* begin Raw data *

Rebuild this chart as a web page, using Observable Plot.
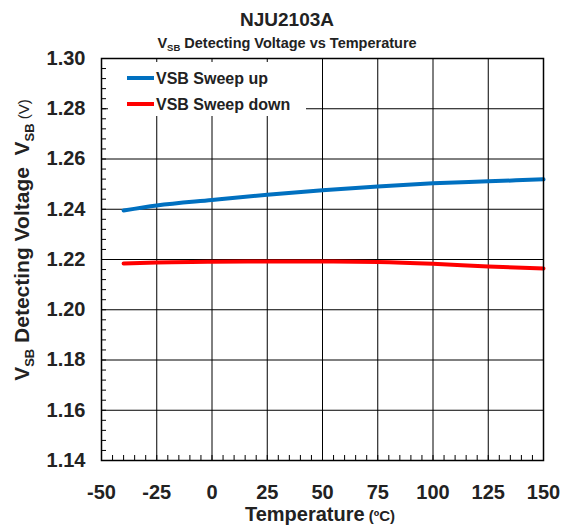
<!DOCTYPE html>
<html>
<head>
<meta charset="utf-8">
<script src="https://cdn.jsdelivr.net/npm/d3@7"></script>
<script src="https://cdn.jsdelivr.net/npm/@observablehq/plot@0.6"></script>
<style>
  html, body { margin: 0; padding: 0; background: #fff; }
  svg { display: block; }
</style>
</head>
<body>
<div id="chart"></div>
<script>
// Data
const temps = [-40, -25, 0, 25, 50, 75, 100, 125, 150];
const sweepUp = [1.2395, 1.2415, 1.2437, 1.2458, 1.2476, 1.2491, 1.2503, 1.2511, 1.2519];
const sweepDown = [1.2184, 1.2188, 1.2191, 1.2192, 1.2192, 1.2190, 1.2183, 1.2172, 1.2164];
const seriesNames = ["VSB Sweep up", "VSB Sweep down"];
const seriesColors = ["#0070C0", "#FF0000"];
const xTicks = [-50, -25, 0, 25, 50, 75, 100, 125, 150];
const yTicks = [1.14, 1.16, 1.18, 1.20, 1.22, 1.24, 1.26, 1.28, 1.30];
const xMinor = d3.range(-50, 150.1, 5);
const yMinor = d3.range(0, 41).map(i => 1.14 + i * 0.004);

const rows = [];
temps.forEach((t, i) => {
  rows.push({t, v: sweepUp[i], s: seriesNames[0]});
});
temps.forEach((t, i) => {
  rows.push({t, v: sweepDown[i], s: seriesNames[1]});
});

const W = 567, H = 528;
const mL = 101, mR = 24, mT = 58, mB = 68;
const pw = W - mL - mR, ph = H - mT - mB;

const svg = Plot.plot({
  width: W,
  height: H,
  marginLeft: mL,
  marginRight: mR,
  marginTop: mT,
  marginBottom: mB,
  style: {fontFamily: "'Liberation Sans', Arial, sans-serif", fontSize: "20px", fontWeight: "bold", color: "#222", background: "#fff"},
  x: {domain: [-50, 150], label: null},
  y: {domain: [1.14, 1.30], label: null},
  color: {domain: seriesNames, range: seriesColors},
  marks: [
    Plot.gridX(xTicks, {stroke: "#000", strokeOpacity: 1, strokeWidth: 1}),
    Plot.gridY(yTicks, {stroke: "#000", strokeOpacity: 1, strokeWidth: 1}),
    Plot.tickX(xMinor, {x: d => d, insetTop: ph - 5, stroke: "#000", strokeWidth: 1}),
    Plot.tickY(yMinor, {y: d => d, insetRight: pw - 5, stroke: "#000", strokeWidth: 1}),
    Plot.axisX(xTicks, {tickSize: 0, tickPadding: 24, label: null, tickFormat: d => String(d), fill: "#222"}),
    Plot.axisY(yTicks, {tickSize: 0, tickPadding: 16, label: null, tickFormat: d3.format(".2f"), fill: "#222"}),
    Plot.line(rows, {x: "t", y: "v", z: "s", stroke: "s", strokeWidth: 4, curve: "monotone-x"}),
    Plot.frame({stroke: "#000", strokeWidth: 1.5})
  ]
});

const s = d3.select(svg);
const font = "'Liberation Sans', Arial, sans-serif";

// Legend (inside plot, white box)
const lg = s.append("g").attr("text-anchor", "start");
lg.append("rect").attr("x", 108).attr("y", 62).attr("width", 198).attr("height", 54).attr("fill", "#fff");
seriesNames.forEach((name, i) => {
  const y = 78 + i * 26;
  lg.append("line").attr("x1", 127).attr("x2", 154).attr("y1", y).attr("y2", y)
    .attr("stroke", seriesColors[i]).attr("stroke-width", 4);
  lg.append("text").attr("x", 156).attr("y", y + 6).attr("text-anchor", "start").attr("font-family", font)
    .attr("font-size", 16).attr("font-weight", "bold").attr("fill", "#222").text(name);
});

// Title
s.append("text").attr("x", 287).attr("y", 26).attr("text-anchor", "middle")
  .attr("font-family", font).attr("font-size", 19).attr("font-weight", "bold").attr("fill", "#222")
  .text("NJU2103A");

// Subtitle with subscript
const st = s.append("text").attr("x", 287).attr("y", 48).attr("text-anchor", "middle")
  .attr("font-family", font).attr("font-size", 14.5).attr("font-weight", "bold").attr("fill", "#222");
st.append("tspan").text("V");
st.append("tspan").attr("font-size", 9.5).attr("dy", 3).text("SB");
st.append("tspan").attr("dy", -3).text(" Detecting Voltage vs Temperature");

// Y axis label (rotated)
const yl = s.append("text").attr("transform", "translate(29,240) rotate(-90)").attr("text-anchor", "middle")
  .attr("font-family", font).attr("font-size", 21).attr("font-weight", "bold").attr("fill", "#222");
yl.append("tspan").text("V");
yl.append("tspan").attr("font-size", 13).attr("dy", 5).text("SB");
yl.append("tspan").attr("dy", -5).text(" Detecting Voltage  V");
yl.append("tspan").attr("font-size", 13).attr("dy", 5).text("SB");
yl.append("tspan").attr("dy", -5).attr("font-size", 15).attr("font-weight", "normal").text(" (V)");

// X axis label
const xl = s.append("text").attr("x", 320).attr("y", 521).attr("text-anchor", "middle")
  .attr("font-family", font).attr("font-size", 20).attr("font-weight", "bold").attr("fill", "#222");
xl.append("tspan").text("Temperature");
xl.append("tspan").attr("font-size", 15).text(" (ºC)");

document.getElementById("chart").appendChild(svg);
</script>
</body>
</html>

* end Raw data *

Given exercise: Quote the material in full and exactly; do not carry over its pictures.

Solution to the problem:
Rebuild this chart as a web page, using Observable Plot.
<!DOCTYPE html>
<html>
<head>
<meta charset="utf-8">
<script src="https://cdn.jsdelivr.net/npm/d3@7"></script>
<script src="https://cdn.jsdelivr.net/npm/@observablehq/plot@0.6"></script>
<style>
  html, body { margin: 0; padding: 0; background: #fff; }
  svg { display: block; }
</style>
</head>
<body>
<div id="chart"></div>
<script>
// Data
const temps = [-40, -25, 0, 25, 50, 75, 100, 125, 150];
const sweepUp = [1.2395, 1.2415, 1.2437, 1.2458, 1.2476, 1.2491, 1.2503, 1.2511, 1.2519];
const sweepDown = [1.2184, 1.2188, 1.2191, 1.2192, 1.2192, 1.2190, 1.2183, 1.2172, 1.2164];
const seriesNames = ["VSB Sweep up", "VSB Sweep down"];
const seriesColors = ["#0070C0", "#FF0000"];
const xTicks = [-50, -25, 0, 25, 50, 75, 100, 125, 150];
const yTicks = [1.14, 1.16, 1.18, 1.20, 1.22, 1.24, 1.26, 1.28, 1.30];
const xMinor = d3.range(-50, 150.1, 5);
const yMinor = d3.range(0, 41).map(i => 1.14 + i * 0.004);

const rows = [];
temps.forEach((t, i) => {
  rows.push({t, v: sweepUp[i], s: seriesNames[0]});
});
temps.forEach((t, i) => {
  rows.push({t, v: sweepDown[i], s: seriesNames[1]});
});

const W = 567, H = 528;
const mL = 101, mR = 24, mT = 58, mB = 68;
const pw = W - mL - mR, ph = H - mT - mB;

const svg = Plot.plot({
  width: W,
  height: H,
  marginLeft: mL,
  marginRight: mR,
  marginTop: mT,
  marginBottom: mB,
  style: {fontFamily: "'Liberation Sans', Arial, sans-serif", fontSize: "20px", fontWeight: "bold", color: "#222", background: "#fff"},
  x: {domain: [-50, 150], label: null},
  y: {domain: [1.14, 1.30], label: null},
  color: {domain: seriesNames, range: seriesColors},
  marks: [
    Plot.gridX(xTicks, {stroke: "#000", strokeOpacity: 1, strokeWidth: 1}),
    Plot.gridY(yTicks, {stroke: "#000", strokeOpacity: 1, strokeWidth: 1}),
    Plot.tickX(xMinor, {x: d => d, insetTop: ph - 5, stroke: "#000", strokeWidth: 1}),
    Plot.tickY(yMinor, {y: d => d, insetRight: pw - 5, stroke: "#000", strokeWidth: 1}),
    Plot.axisX(xTicks, {tickSize: 0, tickPadding: 24, label: null, tickFormat: d => String(d), fill: "#222"}),
    Plot.axisY(yTicks, {tickSize: 0, tickPadding: 16, label: null, tickFormat: d3.format(".2f"), fill: "#222"}),
    Plot.line(rows, {x: "t", y: "v", z: "s", stroke: "s", strokeWidth: 4, curve: "monotone-x"}),
    Plot.frame({stroke: "#000", strokeWidth: 1.5})
  ]
});

const s = d3.select(svg);
const font = "'Liberation Sans', Arial, sans-serif";

// Legend (inside plot, white box)
const lg = s.append("g").attr("text-anchor", "start");
lg.append("rect").attr("x", 108).attr("y", 62).attr("width", 198).attr("height", 54).attr("fill", "#fff");
seriesNames.forEach((name, i) => {
  const y = 78 + i * 26;
  lg.append("line").attr("x1", 127).attr("x2", 154).attr("y1", y).attr("y2", y)
    .attr("stroke", seriesColors[i]).attr("stroke-width", 4);
  lg.append("text").attr("x", 156).attr("y", y + 6).attr("text-anchor", "start").attr("font-family", font)
    .attr("font-size", 16).attr("font-weight", "bold").attr("fill", "#222").text(name);
});

// Title
s.append("text").attr("x", 287).attr("y", 26).attr("text-anchor", "middle")
  .attr("font-family", font).attr("font-size", 19).attr("font-weight", "bold").attr("fill", "#222")
  .text("NJU2103A");

// Subtitle with subscript
const st = s.append("text").attr("x", 287).attr("y", 48).attr("text-anchor", "middle")
  .attr("font-family", font).attr("font-size", 14.5).attr("font-weight", "bold").attr("fill", "#222");
st.append("tspan").text("V");
st.append("tspan").attr("font-size", 9.5).attr("dy", 3).text("SB");
st.append("tspan").attr("dy", -3).text(" Detecting Voltage vs Temperature");

// Y axis label (rotated)
const yl = s.append("text").attr("transform", "translate(29,240) rotate(-90)").attr("text-anchor", "middle")
  .attr("font-family", font).attr("font-size", 21).attr("font-weight", "bold").attr("fill", "#222");
yl.append("tspan").text("V");
yl.append("tspan").attr("font-size", 13).attr("dy", 5).text("SB");
yl.append("tspan").attr("dy", -5).text(" Detecting Voltage  V");
yl.append("tspan").attr("font-size", 13).attr("dy", 5).text("SB");
yl.append("tspan").attr("dy", -5).attr("font-size", 15).attr("font-weight", "normal").text(" (V)");

// X axis label
const xl = s.append("text").attr("x", 320).attr("y", 521).attr("text-anchor", "middle")
  .attr("font-family", font).attr("font-size", 20).attr("font-weight", "bold").attr("fill", "#222");
xl.append("tspan").text("Temperature");
xl.append("tspan").attr("font-size", 15).text(" (ºC)");

document.getElementById("chart").appendChild(svg);
</script>
</body>
</html>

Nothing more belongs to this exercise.